A última data prevista para início das obras do shopping popular era janeiro passado. Porém, a exigência de incorporação do prédio de tijolo à vista provocou o adiamento. A construção do shopping será bancada pelos próprios camelôs, por meio de uma linha de financiamento a ser quitada entre 48 e 72 meses. "O pagamento será viável porque o camelódromo continuará funcionando até o shopping ficar pronto. Os camelôs vão ganhar dinheiro no camelódromo e pagar o box no shopping", diz a presidente do Sindipeic, Maria José Massioli Salles, a Zezé.

"Muitas pessoas ficam cobrando porque os camelôs atuam na informalidade. Quando queremos nos adequar, encontramos obstáculos que dificultam a mudança", reclama Carlinhos, referindo-se aos atrasos na construção do shopping popular. O camelô Rômulo Silva Oliveira, que atua há 22 anos no setor, considera que a transferência para o centro de compras "será melhor" para a categoria.

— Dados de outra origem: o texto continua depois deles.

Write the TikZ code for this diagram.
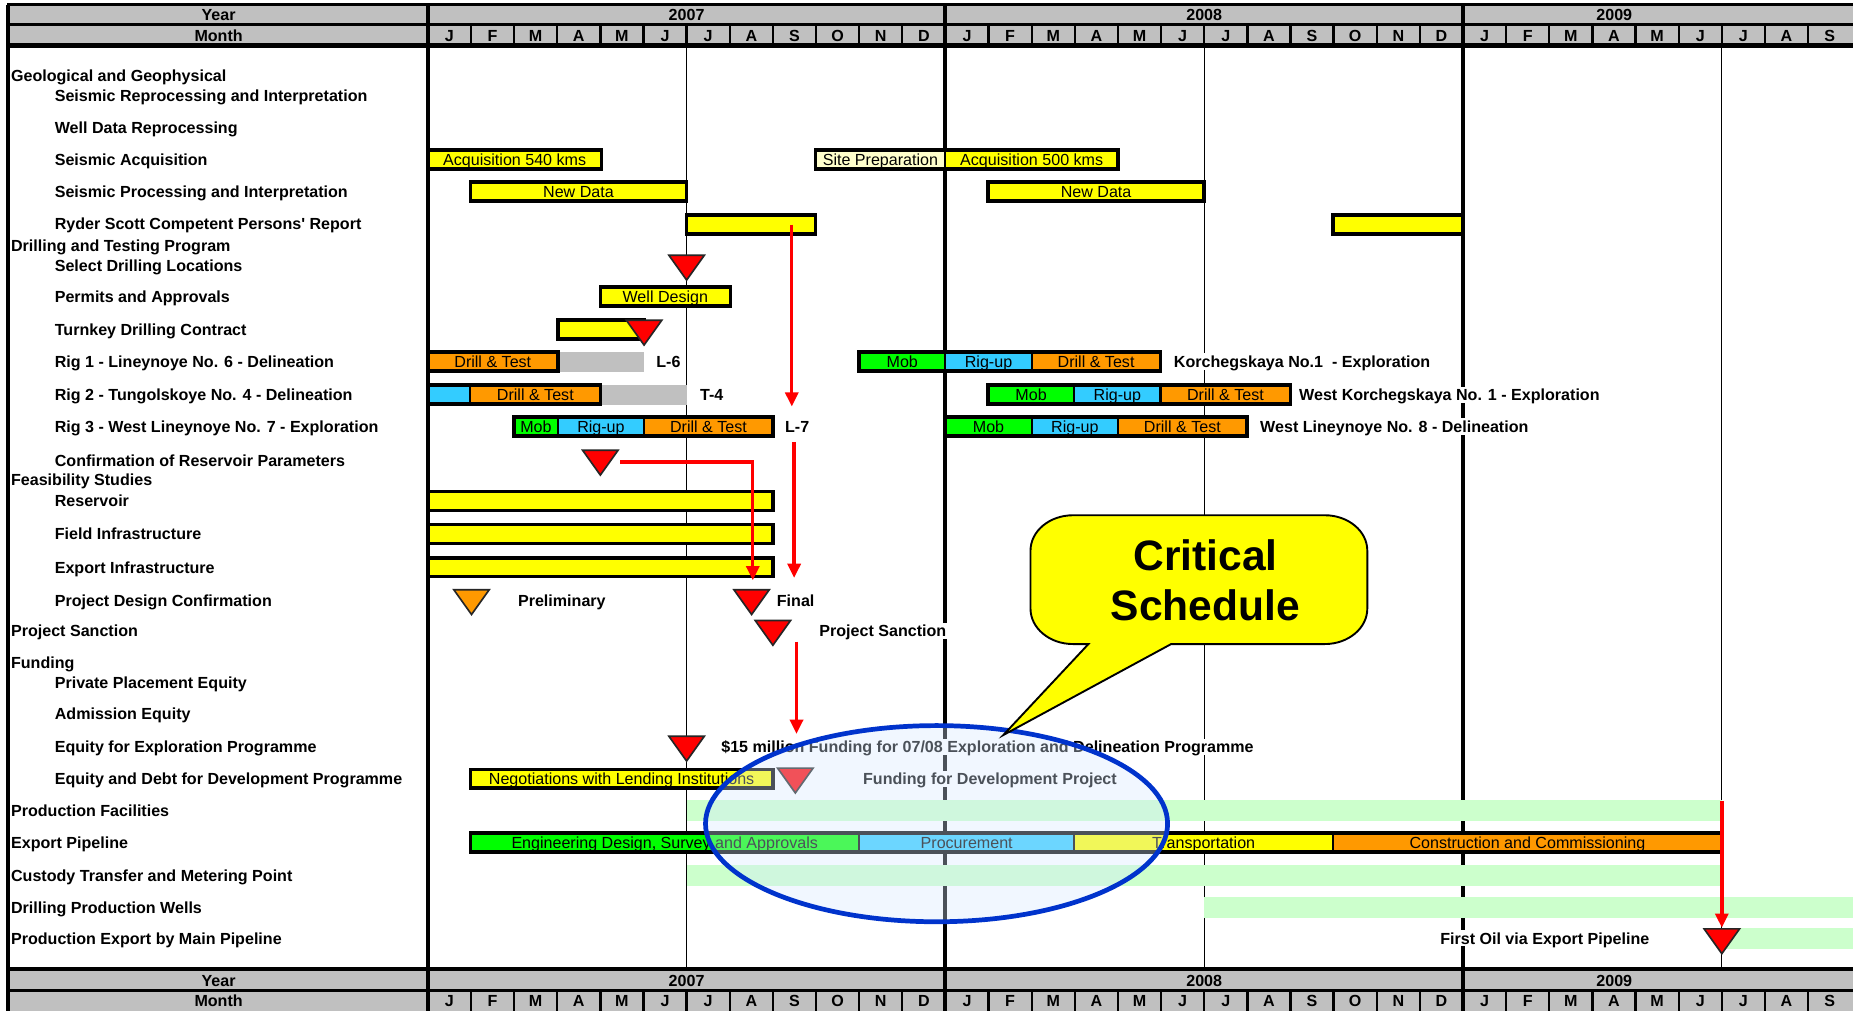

O empreendimento está previsto para ser construído em local com grande fluxo de pessoas dos terminais metropolitano e rodoviário, com possibilidade de aumento após a instalação do trem intercidades. O vereador diz que a construtora prevista para executar a obra do shopping estima a conclusão em dois anos. Segundo ele, após a aprovação pelo Condepacc, o Sindipeic entrará com o pedido de aprovação do projeto na Prefeitura. Ele acredita na possibilidade das obras terem início no segundo semestre deste ano. "Para a categoria, dar o pontapé inicial é um avanço muito grande", diz.

Polêmica

Porém, há a possibilidade do shopping popular levar mais tempo para sair do papel. A coordenadora de Comissão de Patrimônio Cultural do Conselho de Arquitetura e Urbanismo de São Paulo (CAU-SP) e professora da Faculdade de Arquitetura e Urbanismo da Pontifícia Universidade Católica de Campinas (PUC-Campinas), Vanessa Bello, alerta que o pedido do Sindipeic para demolição de um dos prédios do complexo ferroviário deverá ser bem avaliado. "Se for um galpão que não está no rol de bens tombados municipais, até pode demolir", explica.

A resolução 129 elenca 31 prédios, trilhos, espaços vazios que estão nos pátios que eram usados pela Companhia Paulista de Estradas de Ferro e Companhia Mogiana de Estradas de Ferro. De qualquer forma, alerta Vanessa, que ocupa ainda a coordenadoria do Núcleo São Paulo do Conselho Internacional de Monumentos e Sítios (Icomos, na sigla em inglês), a aprovação pelo Condepacc, que é um órgão municipal, não basta.

Ela lembra que a área da antiga Fepasa, que assumiu as duas companhias férreas, é tombada pelo Conselho de Defesa do Patrimônio Histórico, Arqueológico, Artístico e Turístico (Condephaat), subordinado à Secretaria Estadual da Cultura. Portanto, esse órgão também terá que aprovar o projeto do shopping popular para que possa ser construído.

A professora da PUC aponta ainda mais um empecilho para o centro de compras. "Tem outro problema. A área concessionada para os camelôs pela União seria de interesse para operação do trem intercidades da CPTM (Companhia Paulista de Trens Metropolitanos), pois é exatamente a área próxima à Rodoviária e isso facilita a conectividade intermodal entre trem e ônibus. Ou seja, independente das questões de patrimônio, a área não é boa para ceder apenas aos camelôs."

Para a coordenadora do Icomos, "um projeto mais inteligente seria os interessados não disputarem áreas, mas fazer o projeto da nova estação de trem junto com o espaço comercial para os camelôs. Aliás, isso seria até melhor para os camelôs, pois onde há gente circulando em estações, sobretudo intermodais, há mais clientes e eles ganhariam mais dinheiro."

Vanessa defende um concurso de projetos para encontrar uma solução que atenda todos os interessados e demandas.

Procurada pela reportagem, a Secretaria Municipal de Cultura e Turismo e presidente do Condepacc, Adriana Caprioli, respondeu: "o Condepacc entende que o projeto do shopping dos camelôs é um desejo do sindicato, mas informamos que ele foi somente apresentado na reunião, mas não foi apreciado e nem discutido pelos membros do Conselho. O Condepacc vai se manifestar sobre o assunto somente quando retomar a pauta".